I think that most horses can make it around a 1.10m course. Many of my upper level horses have had long backs and have to work harder than a normal horse to get their hind ends underneath themselves. The fact that you say that about him doesn’t register any particular concern in my mind.

But as for recognizing when a horse has hit their upper limit? I guess I’d have to say that I’m not sure I could define it, but it’s pretty easy to recognize when it happens. The horse starts struggling with the jumps and pulling rails, or the horse starts stopping. And like I said above, accuracy comes into play and poor rides start having a bigger impact on the result (e.g. a chip at 2’6" may not be a big deal, but a chip at 3’6" might result in a stop or a crash).

With all of that being said, there’s absolutely no way to make a call from behind a keyboard. There’s a vast range of jumping skill from an equine perspective, and without seeing your horse it’s tough to peg where he is on that range. And beyond that, your skill and ability as a rider would impact my thoughts about your horse’s scopiness possibly even more than watching the horse go. This is one of those cases where your trainer probably has a better understanding of his limits than anyone else.

Also, I’ll mention that the horse’s work ethic and willingness also comes heavily into play. With the mare I mentioned above (who’s the one in my profile pic) she seemed maxed out at every height we jumped. Moving her up each time was terrifying to me because she felt like she was at her limit at 1.10m and then 1.20m and then 1.30m and then at 1.40m there was no question (she couldn’t make it through the combinations easily). But her work ethic was second to none and I swear the mare liked to go for the win as much as I did. Along the way, many educated folks (including some very BNTs we did clinics with) told me they didn’t think she would make it to or past 1.10m (one particularly big name person said that without asking what we were showing in - and that was 3 years into winning almost every time she walked into a 1.30m class). My point is that sometimes no one (other than the horse) can tell you what you have even if they watch you in person.

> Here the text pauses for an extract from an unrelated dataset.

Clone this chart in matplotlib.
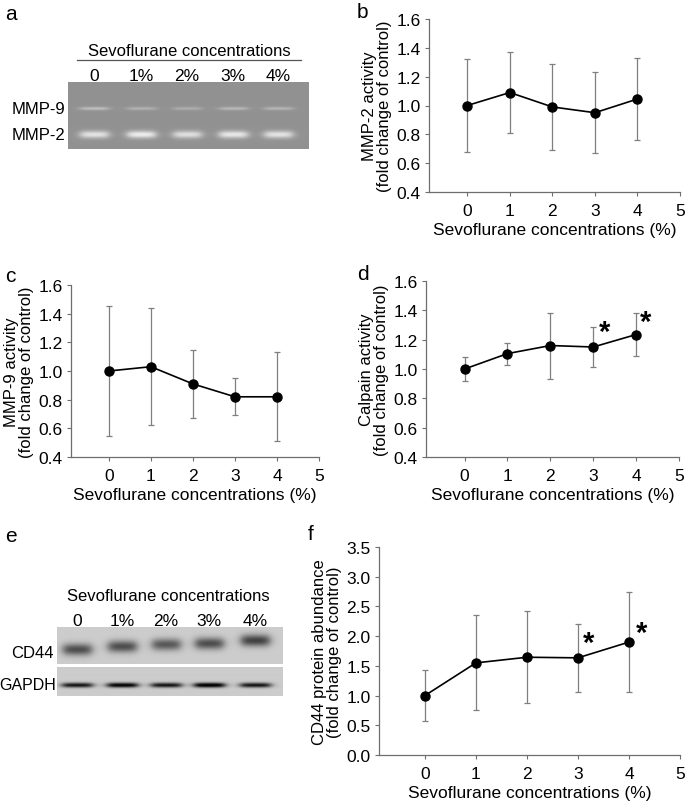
import numpy as np
import matplotlib
matplotlib.use('Agg')
import matplotlib.pyplot as plt
from matplotlib.lines import Line2D

plt.rcParams['font.family'] = ['Liberation Sans', 'DejaVu Sans']
plt.rcParams['font.size'] = 10

W, H = 685, 803

# data
conc = [0, 1, 2, 3, 4]
lanes = ['0', '1%', '2%', '3%', '4%']

mmp2 = [1.00, 1.09, 0.99, 0.95, 1.045]
mmp2_err = [0.32, 0.28, 0.30, 0.28, 0.285]

mmp9 = [1.00, 1.03, 0.91, 0.82, 0.82]
mmp9_err = [0.455, 0.41, 0.24, 0.13, 0.31]

calpain = [1.00, 1.105, 1.16, 1.15, 1.235]
calpain_err = [0.085, 0.075, 0.225, 0.135, 0.147]

cd44 = [1.00, 1.55, 1.645, 1.635, 1.90]
cd44_err = [0.435, 0.80, 0.77, 0.575, 0.84]

# gel band intensities (relative) per lane
mmp9_band = [0.35, 0.25, 0.22, 0.30, 0.28]
mmp2_band = [0.85, 0.95, 0.80, 0.90, 0.85]
cd44_band = [0.50, 0.50, 0.46, 0.50, 0.55]
cd44_shift = [22, 19, 17, 16, 13]
gapdh_band = [0.75, 0.85, 0.75, 0.90, 0.75]


def fx(px):
    return px / W


def fy(py):
    return 1 - py / H


def fig_text(x, y, s, **kw):
    fig.text(fx(x), fy(y), s, **kw)


fig = plt.figure(figsize=(W / 100, H / 100), dpi=100)


def line_panel(rect, y, err, ylim, yticks, ylabel, stars=None):
    l, t, r, b = rect
    ax = fig.add_axes([fx(l), fy(b), fx(r) - fx(l), fy(t) - fy(b)])
    ax.errorbar(conc, y, yerr=err, fmt='none', ecolor='#7f7f7f',
                elinewidth=0.9, capsize=2.5, capthick=0.9, zorder=1)
    ax.plot(conc, y, color='black', lw=1.2, marker='o', ms=6.5,
            mfc='black', mec='black', zorder=2)
    ax.set_xlim(-0.9, 5)
    ax.set_ylim(*ylim)
    ax.set_xticks(range(6))
    ax.set_yticks(yticks)
    ax.set_yticklabels([f'{v:.1f}' for v in yticks])
    for s in ['top', 'right']:
        ax.spines[s].set_visible(False)
    for s in ['left', 'bottom']:
        ax.spines[s].set_color('#6e6e6e')
        ax.spines[s].set_linewidth(0.9)
    ax.tick_params(direction='out', length=3, width=0.8, color='#6e6e6e',
                   labelsize=12.5, pad=3)
    ax.tick_params(axis='x', pad=5)
    ax.set_xlabel('Sevoflurane concentrations (%)', fontsize=12.5, labelpad=3)
    ax.set_ylabel(ylabel, fontsize=12, labelpad=3, linespacing=1.0)
    if stars:
        for sx, sy in stars:
            ax.text(sx, sy, '*', fontsize=21, fontweight='bold',
                    ha='center', va='center')
    return ax


# b
line_panel((429, 20, 680, 193), mmp2, mmp2_err, (0.4, 1.6),
           np.arange(0.4, 1.61, 0.2),
           'MMP-2 activity\n(fold change of control)')
# c
line_panel((71, 286, 319, 458), mmp9, mmp9_err, (0.4, 1.6),
           np.arange(0.4, 1.61, 0.2),
           'MMP-9 activity\n(fold change of control)')
# d
line_panel((426, 282, 679, 458), calpain, calpain_err, (0.4, 1.6),
           np.arange(0.4, 1.61, 0.2),
           'Calpain activity\n(fold change of control)',
           stars=[(3.26, 1.25), (4.23, 1.32)])
# f
line_panel((379, 548, 680, 756), cd44, cd44_err, (0, 3.5),
           np.arange(0, 3.51, 0.5),
           'CD44 protein abundance\n(fold change of control)',
           stars=[(3.2, 1.88), (4.24, 2.05)])


# gel images
def gel(rect, w, h, bg, rows, lane_x, half_w, sign):
    l, t, r, b = rect
    ax = fig.add_axes([fx(l), fy(b), fx(r) - fx(l), fy(t) - fy(b)])
    yy, xx = np.mgrid[0:h, 0:w]
    img = np.full((h, w), bg, dtype=float)
    for ys, sig, amps in rows:
        for i, cx in enumerate(lane_x):
            yc = ys[i] if hasattr(ys, '__len__') else ys
            px = 1 / (1 + np.exp((np.abs(xx - cx) - half_w) / 2.5))
            py = np.exp(-((yy - yc) ** 2) / (2 * sig ** 2))
            img = img + sign * amps[i] * px * py
    ax.imshow(np.clip(img, 0, 1), cmap='gray', vmin=0, vmax=1,
              aspect='auto', interpolation='bilinear')
    ax.set_xticks([])
    ax.set_yticks([])
    for s in ax.spines.values():
        s.set_visible(False)
    return ax


# a
gel((68, 83, 309, 150), 241, 67, 0.57,
    [(26, 1.2, [v * 0.5 for v in mmp9_band]),
     (52, 2.6, [v * 0.38 for v in mmp2_band])],
    [26, 73, 119, 165, 210], 14, 1)
fig_text(5, 14, 'a', fontsize=15, va='center')
fig_text(189, 52, 'Sevoflurane concentrations', fontsize=12,
         ha='center', va='center')
fig.add_artist(Line2D([fx(77), fx(301)], [fy(61), fy(61)], color='#555555',
                      lw=0.9))
for lx, lab in zip([94, 141, 187, 233, 278], lanes):
    fig_text(lx, 77, lab, fontsize=12.5, ha='center', va='center')
fig_text(65, 109, 'MMP-9', fontsize=12, ha='right', va='center')
fig_text(65, 135, 'MMP-2', fontsize=12, ha='right', va='center')

# e
gel((57, 628, 283, 665), 226, 37, 0.80,
    [(cd44_shift, 4.2, cd44_band)],
    [20, 65, 109, 152, 198], 14, -1)
gel((57, 668, 283, 697), 226, 29, 0.80,
    [(18, 1.6, gapdh_band)],
    [20, 65, 109, 152, 198], 15, -1)
fig_text(5, 537, 'e', fontsize=15, va='center')
fig_text(168, 597, 'Sevoflurane concentrations', fontsize=12,
         ha='center', va='center')
for lx, lab in zip([77, 122, 166, 209, 255], lanes):
    fig_text(lx, 622, lab, fontsize=12.5, ha='center', va='center')
fig_text(54, 654, 'CD44', fontsize=12, ha='right', va='center')
fig_text(56, 686, 'GAPDH', fontsize=11.5, ha='right', va='center')

fig_text(357, 12, 'b', fontsize=15, va='center')
fig_text(5, 277, 'c', fontsize=15, va='center')
fig_text(357, 275, 'd', fontsize=15, va='center')
fig_text(308, 535, 'f', fontsize=15, va='center')

fig.savefig('out.png', dpi=100)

PNWjumper is right on the money. My trainer can easily jump my mare around a 3 foot course and with her on board you can tell my mare could go much higher… Stick me in the saddle and it’s a different story.

When I was younger I leased an 11 year old horse that hadn’t been ridden in 3 years and never fully trained. She spent her life on the back burner until I got her. She was a huge, 17.1 hand, athletic Hanoverian mare. I spent the first year getting her in shape and jumping her pretty regularly around 3’ - 3’3 courses… I was a much better rider back then… Then with the help of my trainer, we would school up to 4’ at home. We never took her higher than that, but I imagine it was mostly because none of the shows I could afford had classes higher than 3’6 so we were only jumping that big mostly for fun because I would never be able to show higher on the circuits my parents would pay for me to show on.

My point being, sometimes an older horse can do it, but like PNW said there are so many more factors out there.

What PNW says, 100%.

If you don’t feel you have the experience to feel if your horse is scoped out at a particular height, is there a more advanced rider (your trainer?) who can do this? I had a Children’s Hunter that could physically jump 3’6", and was wiling to do it, but he started struggling at that height and lost his nice, round hunter jump. My trainers both spent a bit of time jumping him around bigger courses to see if it was a training or a scope thing, and it turned out to be scope. He was lovely at 3’, but past 3’3" he began to feel unhappy.

It really does have so much to do with the rider, too, in those cases where scope isn’t a thing. My young horse has the scope and general athletic ability to do GP (I’m not lying, barn blind, or exaggerating- he’s incredible), but the truth is that whether or not we ever get to that level is going to be almost entirely up to me. Um, which probably means we won’t get there without a ton of help, or at all. I have zero doubt that if he was with a good pro he’d be on that trajectory, but he is stuck with his little old ammy rider and that means he is limited.